En réaction, les Etats-Unis et leurs alliés occidentaux devraient prôner de nouvelles sanctions contre Téhéran pour dissimulation d'activités nucléaires sensibles et manque de coopération avec les inspecteurs de l'AIEA. La saisine du Conseil de sécurité de l'ONU "s'impose", a affirmé le ministre des Affaires étrangères, Alain Juppé, réclamant des "sanctions dures" et "sans précédent".
De nouvelles sanctions contre Téhéran ?
Pour cela, ils vont devoir convaincre Moscou et Pékin, amis indéfectibles du régime et membres du Conseil de sécurité, de renforcer les sanctions de l'ONU - qui a infligé, depuis 2007, quatre séries de sanctions économiques et financières au pays. Reste que, pour Yves Bonnet, la communauté internationale "a tout essayé pour stopper la marche de l’Iran vers le nucléaire, notamment en imposant des sanctions financières. Mais cela n'a pas suffi".
La Russie a, pour sa part, critiqué le rapport en faisant valoir qu'il réduirait les chances de dialogue avec Téhéran sur ses activités nucléaires et qu'il avait pour objet de faire échouer une solution diplomatique. "Nous avons des doutes sérieux quant au bien-fondé d'initiatives révélant au grand public le contenu du rapport, principalement parce que c'est précisément maintenant que semblaient apparaître des chances de reprise du dialogue entre les six médiateurs internationaux et Téhéran", déplore le ministère russe des Affaires étrangères dans un communiqué. De son côté, la Chine a demandé mardi à l'Iran de coopérer "avec sincérité" avec l'AIEA, préconisant "le dialogue et la coopération".
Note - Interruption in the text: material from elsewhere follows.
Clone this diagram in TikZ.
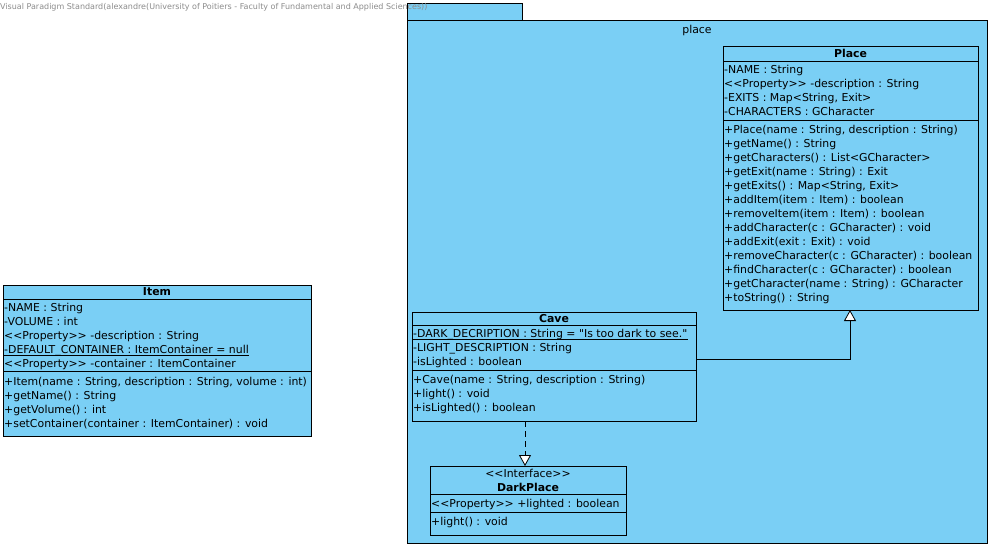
\documentclass[tikz,border=0pt]{standalone}
\usepackage{fontspec}
\setmainfont{DejaVu Sans}[Ligatures=TeXOff]
\usetikzlibrary{arrows.meta}
\definecolor{vpblue}{RGB}{122,207,245}
\definecolor{hdrgray}{RGB}{140,140,140}
\begin{document}
\begin{tikzpicture}[x=1pt,y=-1pt,
  box/.style={draw=black,fill=vpblue,line width=0.8pt,inner sep=0pt,outer sep=0pt,anchor=north west},
  txt/.style={anchor=west,inner sep=0pt,font=\fontsize{10.9}{12}\selectfont,text height=8pt,text depth=0pt},
  ctr/.style={inner sep=0pt,font=\fontsize{10.9}{12}\selectfont,text height=8pt,text depth=0pt},
  ttl/.style={ctr,font=\fontsize{10.9}{12}\selectfont\bfseries},
  sep/.style={draw=black,line width=0.8pt},
  uline/.style={draw=black,line width=0.6pt},
  gen/.style={draw=black,line width=0.8pt,-{Triangle[width=12pt,length=11pt,fill=white]}},
  realz/.style={gen,dash pattern=on 6pt off 4pt}]
\useasboundingbox (0,0) rectangle (991,547);
\fill[white] (0,0) rectangle (991,547);
% package
\node[box,minimum width=115pt,minimum height=17pt] (tab) at (407,3) {};
\node[box,minimum width=580pt,minimum height=523pt] (pkg) at (407,20) {};
\node[ctr] (pkglbl) at (697,29) {place};
% header
\node[anchor=west,inner sep=0pt,font=\fontsize{8}{9}\selectfont,text=hdrgray] (hdr) at (0,7) {Visual Paradigm Standard(alexandre(University of Poitiers - Faculty of Fundamental and Applied Sciences))};
% Place
\node[box,minimum width=255pt,minimum height=264pt] (place) at (723,46) {};
\node[ttl] (placet) at (850.5,53) {Place};
\draw[sep] (723,61) -- (978,61);
\draw[sep] (723,120) -- (978,120);
\node[txt] (p1) at (724,69) {-NAME : String};
\node[txt] (p2) at (724,83) {<<Property>> -description : String};
\node[txt] (p3) at (724,97) {-EXITS : Map<String, Exit>};
\node[txt] (p4) at (724,111) {-CHARACTERS : GCharacter};
\node[txt] (pm1) at (724,129) {+Place(name : String, description : String)};
\node[txt] (pm2) at (724,143) {+getName() : String};
\node[txt] (pm3) at (724,157) {+getCharacters() : List<GCharacter>};
\node[txt] (pm4) at (724,171) {+getExit(name : String) : Exit};
\node[txt] (pm5) at (724,185) {+getExits() : Map<String, Exit>};
\node[txt] (pm6) at (724,199) {+addItem(item : Item) : boolean};
\node[txt] (pm7) at (724,213) {+removeItem(item : Item) : boolean};
\node[txt] (pm8) at (724,227) {+addCharacter(c : GCharacter) : void};
\node[txt] (pm9) at (724,241) {+addExit(exit : Exit) : void};
\node[txt] (pm10) at (724,255) {+removeCharacter(c : GCharacter) : boolean};
\node[txt] (pm11) at (724,269) {+findCharacter(c : GCharacter) : boolean};
\node[txt] (pm12) at (724,283) {+getCharacter(name : String) : GCharacter};
\node[txt] (pm13) at (724,297) {+toString() : String};
% Item
\node[box,minimum width=308pt,minimum height=151pt] (item) at (3,285) {};
\node[ttl] (itemt) at (157,291) {Item};
\draw[sep] (3,299) -- (311,299);
\draw[sep] (3,371) -- (311,371);
\node[txt] (i1) at (4,307) {-NAME : String};
\node[txt] (i2) at (4,321) {-VOLUME : int};
\node[txt] (i3) at (4,335) {<<Property>> -description : String};
\node[txt] (i4) at (4,349) {-DEFAULT\_CONTAINER : ItemContainer = null};
\draw[uline] ([yshift=-2.5pt]i4.south west) -- ([yshift=-2.5pt]i4.south east);
\node[txt] (i5) at (4,363) {<<Property>> -container : ItemContainer};
\node[txt] (im1) at (4,381) {+Item(name : String, description : String, volume : int)};
\node[txt] (im2) at (4,395) {+getName() : String};
\node[txt] (im3) at (4,409) {+getVolume() : int};
\node[txt] (im4) at (4,423) {+setContainer(container : ItemContainer) : void};
% Cave
\node[box,minimum width=284pt,minimum height=109pt] (cave) at (412,312) {};
\node[ttl] (cavet) at (554,318) {Cave};
\draw[sep] (412,325) -- (696,325);
\draw[sep] (412,370) -- (696,370);
\node[txt] (c1) at (413,333) {-DARK\_DECRIPTION : String = "Is too dark to see."};
\draw[uline] ([yshift=-2.5pt]c1.south west) -- ([yshift=-2.5pt]c1.south east);
\node[txt] (c2) at (413,347) {-LIGHT\_DESCRIPTION : String};
\node[txt] (c3) at (413,361) {-isLighted : boolean};
\node[txt] (cm1) at (413,379) {+Cave(name : String, description : String)};
\node[txt] (cm2) at (413,393) {+light() : void};
\node[txt] (cm3) at (413,407) {+isLighted() : boolean};
% DarkPlace
\node[box,minimum width=196pt,minimum height=69pt] (dark) at (430,466) {};
\node[ctr] (darks) at (528,473) {<<Interface>>};
\node[ttl] (darkt) at (528,487) {DarkPlace};
\draw[sep] (430,494) -- (626,494);
\draw[sep] (430,512) -- (626,512);
\node[txt] (d1) at (431,503) {<<Property>> +lighted : boolean};
\node[txt] (dm1) at (431,521) {+light() : void};
% connectors
\coordinate (gy) at (850,359);
\draw[gen] (cave.east |- gy) -| (place.south -| gy);
\coordinate (rx) at (525,421);
\draw[realz] (cave.south -| rx) -- (dark.north -| rx);
\end{tikzpicture}
\end{document}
Pour rappel, le chef de l'Etat israélien, Shimon Peres, avait évoqué dès dimanche des frappes préventives contre les installations de Téhéran. "L’intervention israélienne ne serait pas efficace en raison de la dispersion des installations", estime Yves Bonnet, qui préfère opter pour "un renversement du régime, en soutenant l’opposition". Depuis la publication du rapport, Israël se refuse à tout commentaire, expliquant en "étudier" le contenu.